■ DATASET EXCERPT ■
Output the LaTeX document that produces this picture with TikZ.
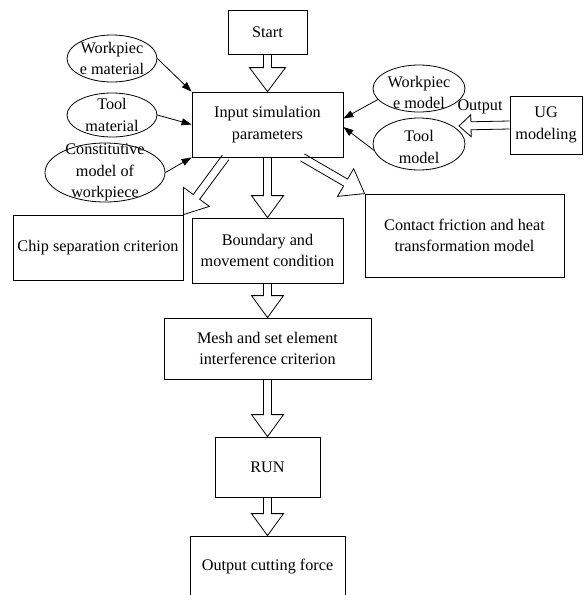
\documentclass[tikz,border=0pt]{standalone}
\usepackage{fontspec}
\setmainfont{Liberation Serif}
\usetikzlibrary{calc,arrows.meta,shapes.geometric}

\tikzset{
  box/.style={draw, rectangle, align=center, inner sep=2pt},
  oval/.style={draw, ellipse, inner sep=0pt},
  link/.style={-{Triangle[length=10pt,width=7pt]}},
  hollow/.style={draw, line join=miter},
}

% 空心箭头：起点，终点，箭头半宽，箭头长
\newcommand\harrow[4]{%
  \coordinate (hb) at ($(#2)!#4!(#1)$);
  \draw[hollow] ($(#1)!4pt!90:(#2)$) -- ($(hb)!4pt!-90:(#1)$)
    -- ($(hb)!#3!-90:(#1)$) -- (#2) -- ($(hb)!#3!90:(#1)$)
    -- ($(hb)!4pt!90:(#1)$) -- ($(#1)!4pt!-90:(#2)$);
}

\begin{document}
\begin{tikzpicture}[x=1pt, y=-1pt, line width=0.8pt, font=\fontsize{16.2}{21.5}\selectfont]
  \useasboundingbox (0,0) rectangle (587,595);
  \clip (0,0) rectangle (587,595);
  % 主流程
  \node[box, minimum width=79pt, minimum height=44pt]  (start)   at (267.5,32)    {Start};
  \node[box, minimum width=151pt, minimum height=65pt] (input)   at (267.5,124.5) {Input simulation\\parameters};
  \node[box, minimum width=170pt, minimum height=65pt] (chip)    at (98,247.5)    {Chip separation criterion};
  \node[box, minimum width=151pt, minimum height=65pt] (bnd)     at (267.5,250.5) {Boundary and\\movement condition};
  \node[box, minimum width=199pt, minimum height=83pt] (contact) at (464.5,235.5) {Contact friction and heat\\transformation model};
  \node[box, minimum width=207pt, minimum height=61pt] (mesh)    at (267.5,348.5) {Mesh and set element\\interference criterion};
  \node[box, minimum width=105pt, minimum height=60pt] (run)     at (267.5,467)   {RUN};
  \node[box, minimum width=155pt, minimum height=62pt] (out)     at (267.5,567)   {Output cutting force};
  \node[box, minimum width=72pt, minimum height=58pt]  (ug)      at (546,125)     {UG\\modeling};
  % 输入参数
  \node[oval, minimum width=90pt, minimum height=47pt, label={[align=center]center:Workpiec\\e material}] (wmat) at (112,58.5) {};
  \node[oval, minimum width=90pt, minimum height=44pt, label={[align=center]center:Tool\\material}] (tmat) at (112,115) {};
  \node[oval, minimum width=120pt, minimum height=59pt, label={[align=center]center:Constitutive\\model of\\workpiece}] (cmod) at (105,172.5) {};
  \node[oval, minimum width=92pt, minimum height=47pt, label={[align=center, yshift=-4pt]center:Workpiec\\e model}] (wmod) at (419,88.5) {};
  \node[oval, minimum width=92pt, minimum height=52pt, label={[align=center, yshift=-3pt]center:Tool\\model}] (tmod) at (419,144) {};
  \node (outlbl) at (480,107) {Output};
  % 细箭头
  \draw[link] (wmat.east) -- (input.north west);
  \draw[link] (tmat.east) -- (input.west);
  \draw[link] (cmod.east) -- (input.south west);
  \draw[link] (wmod.195) -- ([yshift=6pt]input.east);
  \draw[link] (tmod.188) -- ([yshift=-2.5pt]input.east);
  % 空心箭头
  \coordinate (c1) at ([xshift=34pt]input.south west);
  \coordinate (c2) at ([xshift=-41pt]input.south east);
  \coordinate (ugtip) at (459,126);
  \harrow{start.south}{input.north}{18pt}{24pt}
  \harrow{c1}{chip.north east}{16pt}{22pt}
  \harrow{input.south}{bnd.north}{16pt}{22pt}
  \harrow{c2}{contact.north west}{16pt}{22pt}
  \harrow{bnd.south}{mesh.north}{16pt}{22pt}
  \harrow{mesh.south}{run.north}{16pt}{22pt}
  \harrow{run.south}{out.north}{16pt}{22pt}
  \harrow{ug.west}{ugtip}{11pt}{12pt}
\end{tikzpicture}
\end{document}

■ STATED PROBLEM ■
Omit the pictures, and quote the material above exactly as given.

■ ANSWER TO THE EXERCISE ■
Output the LaTeX document that produces this picture with TikZ.
\documentclass[tikz,border=0pt]{standalone}
\usepackage{fontspec}
\setmainfont{Liberation Serif}
\usetikzlibrary{calc,arrows.meta,shapes.geometric}

\tikzset{
  box/.style={draw, rectangle, align=center, inner sep=2pt},
  oval/.style={draw, ellipse, inner sep=0pt},
  link/.style={-{Triangle[length=10pt,width=7pt]}},
  hollow/.style={draw, line join=miter},
}

% 空心箭头：起点，终点，箭头半宽，箭头长
\newcommand\harrow[4]{%
  \coordinate (hb) at ($(#2)!#4!(#1)$);
  \draw[hollow] ($(#1)!4pt!90:(#2)$) -- ($(hb)!4pt!-90:(#1)$)
    -- ($(hb)!#3!-90:(#1)$) -- (#2) -- ($(hb)!#3!90:(#1)$)
    -- ($(hb)!4pt!90:(#1)$) -- ($(#1)!4pt!-90:(#2)$);
}

\begin{document}
\begin{tikzpicture}[x=1pt, y=-1pt, line width=0.8pt, font=\fontsize{16.2}{21.5}\selectfont]
  \useasboundingbox (0,0) rectangle (587,595);
  \clip (0,0) rectangle (587,595);
  % 主流程
  \node[box, minimum width=79pt, minimum height=44pt]  (start)   at (267.5,32)    {Start};
  \node[box, minimum width=151pt, minimum height=65pt] (input)   at (267.5,124.5) {Input simulation\\parameters};
  \node[box, minimum width=170pt, minimum height=65pt] (chip)    at (98,247.5)    {Chip separation criterion};
  \node[box, minimum width=151pt, minimum height=65pt] (bnd)     at (267.5,250.5) {Boundary and\\movement condition};
  \node[box, minimum width=199pt, minimum height=83pt] (contact) at (464.5,235.5) {Contact friction and heat\\transformation model};
  \node[box, minimum width=207pt, minimum height=61pt] (mesh)    at (267.5,348.5) {Mesh and set element\\interference criterion};
  \node[box, minimum width=105pt, minimum height=60pt] (run)     at (267.5,467)   {RUN};
  \node[box, minimum width=155pt, minimum height=62pt] (out)     at (267.5,567)   {Output cutting force};
  \node[box, minimum width=72pt, minimum height=58pt]  (ug)      at (546,125)     {UG\\modeling};
  % 输入参数
  \node[oval, minimum width=90pt, minimum height=47pt, label={[align=center]center:Workpiec\\e material}] (wmat) at (112,58.5) {};
  \node[oval, minimum width=90pt, minimum height=44pt, label={[align=center]center:Tool\\material}] (tmat) at (112,115) {};
  \node[oval, minimum width=120pt, minimum height=59pt, label={[align=center]center:Constitutive\\model of\\workpiece}] (cmod) at (105,172.5) {};
  \node[oval, minimum width=92pt, minimum height=47pt, label={[align=center, yshift=-4pt]center:Workpiec\\e model}] (wmod) at (419,88.5) {};
  \node[oval, minimum width=92pt, minimum height=52pt, label={[align=center, yshift=-3pt]center:Tool\\model}] (tmod) at (419,144) {};
  \node (outlbl) at (480,107) {Output};
  % 细箭头
  \draw[link] (wmat.east) -- (input.north west);
  \draw[link] (tmat.east) -- (input.west);
  \draw[link] (cmod.east) -- (input.south west);
  \draw[link] (wmod.195) -- ([yshift=6pt]input.east);
  \draw[link] (tmod.188) -- ([yshift=-2.5pt]input.east);
  % 空心箭头
  \coordinate (c1) at ([xshift=34pt]input.south west);
  \coordinate (c2) at ([xshift=-41pt]input.south east);
  \coordinate (ugtip) at (459,126);
  \harrow{start.south}{input.north}{18pt}{24pt}
  \harrow{c1}{chip.north east}{16pt}{22pt}
  \harrow{input.south}{bnd.north}{16pt}{22pt}
  \harrow{c2}{contact.north west}{16pt}{22pt}
  \harrow{bnd.south}{mesh.north}{16pt}{22pt}
  \harrow{mesh.south}{run.north}{16pt}{22pt}
  \harrow{run.south}{out.north}{16pt}{22pt}
  \harrow{ug.west}{ugtip}{11pt}{12pt}
\end{tikzpicture}
\end{document}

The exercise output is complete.